#### [Supplied material]
● ● ● ● ● ● ●

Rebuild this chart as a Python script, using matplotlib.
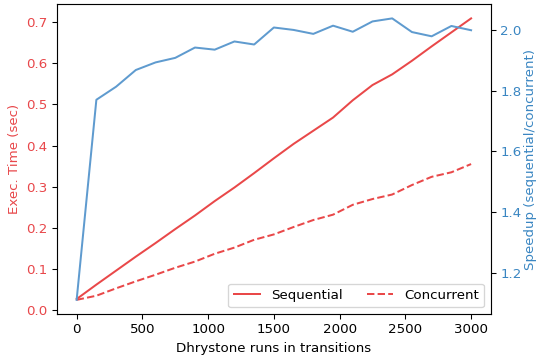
import matplotlib
matplotlib.use("Agg")
import matplotlib.pyplot as plt

runs = [0, 150, 300, 450, 600, 750, 900, 1050, 1200, 1350, 1500,
        1650, 1800, 1950, 2100, 2250, 2400, 2550, 2700, 2850, 3000]
sequential = [0.027, 0.062, 0.096, 0.130, 0.163, 0.197, 0.230, 0.265, 0.298, 0.333, 0.369,
              0.404, 0.436, 0.468, 0.510, 0.547, 0.573, 0.606, 0.641, 0.675, 0.709]
concurrent = [0.025, 0.035, 0.053, 0.070, 0.086, 0.103, 0.118, 0.137, 0.152, 0.171, 0.184,
              0.202, 0.219, 0.232, 0.256, 0.270, 0.281, 0.304, 0.324, 0.335, 0.355]
speedup = [1.111, 1.770, 1.813, 1.868, 1.893, 1.908, 1.942, 1.935, 1.962, 1.952, 2.008,
           2.000, 1.987, 2.014, 1.994, 2.028, 2.038, 1.993, 1.979, 2.013, 1.999]

red_line = '#e94849'
red_text = '#e8474a'
blue_line = '#5f9bcf'
blue_text = '#3a86c2'

DPI = 96
fig = plt.figure(figsize=(537/DPI, 360/DPI), dpi=DPI)
ax = fig.add_axes([0.106, 0.128, 0.808, 0.860])
ax.plot(runs, sequential, color=red_line, lw=1.5, label='Sequential')
ax.plot(runs, concurrent, color=red_line, lw=1.5, ls='--', label='Concurrent')
ax.set_xlabel('Dhrystone runs in transitions', fontsize=10)
ax.set_ylabel('Exec. Time (sec)', color=red_text, fontsize=10)
ax.tick_params(axis='y', labelcolor=red_text, labelsize=10)
ax.tick_params(axis='x', labelsize=10)
ax.set_xticks([0, 500, 1000, 1500, 2000, 2500, 3000])
ax.legend(loc='lower right', ncol=2, fontsize=10, framealpha=0.8, columnspacing=1.8)

ax2 = ax.twinx()
ax2.plot(runs, speedup, color=blue_line, lw=1.5)
ax2.set_ylabel('Speedup (sequential/concurrent)', color=blue_text, fontsize=10, labelpad=1.5)
ax2.tick_params(axis='y', labelcolor=blue_text, labelsize=10)
ax2.set_yticks([1.2, 1.4, 1.6, 1.8, 2.0])

fig.savefig('out.png', dpi=DPI)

● ● ● ● ● ● ●

#### [Your goal]
Extract every line of the data exactly; pictures stay out.

#### [Task solution]
Rebuild this chart as a Python script, using matplotlib.
import matplotlib
matplotlib.use("Agg")
import matplotlib.pyplot as plt

runs = [0, 150, 300, 450, 600, 750, 900, 1050, 1200, 1350, 1500,
        1650, 1800, 1950, 2100, 2250, 2400, 2550, 2700, 2850, 3000]
sequential = [0.027, 0.062, 0.096, 0.130, 0.163, 0.197, 0.230, 0.265, 0.298, 0.333, 0.369,
              0.404, 0.436, 0.468, 0.510, 0.547, 0.573, 0.606, 0.641, 0.675, 0.709]
concurrent = [0.025, 0.035, 0.053, 0.070, 0.086, 0.103, 0.118, 0.137, 0.152, 0.171, 0.184,
              0.202, 0.219, 0.232, 0.256, 0.270, 0.281, 0.304, 0.324, 0.335, 0.355]
speedup = [1.111, 1.770, 1.813, 1.868, 1.893, 1.908, 1.942, 1.935, 1.962, 1.952, 2.008,
           2.000, 1.987, 2.014, 1.994, 2.028, 2.038, 1.993, 1.979, 2.013, 1.999]

red_line = '#e94849'
red_text = '#e8474a'
blue_line = '#5f9bcf'
blue_text = '#3a86c2'

DPI = 96
fig = plt.figure(figsize=(537/DPI, 360/DPI), dpi=DPI)
ax = fig.add_axes([0.106, 0.128, 0.808, 0.860])
ax.plot(runs, sequential, color=red_line, lw=1.5, label='Sequential')
ax.plot(runs, concurrent, color=red_line, lw=1.5, ls='--', label='Concurrent')
ax.set_xlabel('Dhrystone runs in transitions', fontsize=10)
ax.set_ylabel('Exec. Time (sec)', color=red_text, fontsize=10)
ax.tick_params(axis='y', labelcolor=red_text, labelsize=10)
ax.tick_params(axis='x', labelsize=10)
ax.set_xticks([0, 500, 1000, 1500, 2000, 2500, 3000])
ax.legend(loc='lower right', ncol=2, fontsize=10, framealpha=0.8, columnspacing=1.8)

ax2 = ax.twinx()
ax2.plot(runs, speedup, color=blue_line, lw=1.5)
ax2.set_ylabel('Speedup (sequential/concurrent)', color=blue_text, fontsize=10, labelpad=1.5)
ax2.tick_params(axis='y', labelcolor=blue_text, labelsize=10)
ax2.set_yticks([1.2, 1.4, 1.6, 1.8, 2.0])

fig.savefig('out.png', dpi=DPI)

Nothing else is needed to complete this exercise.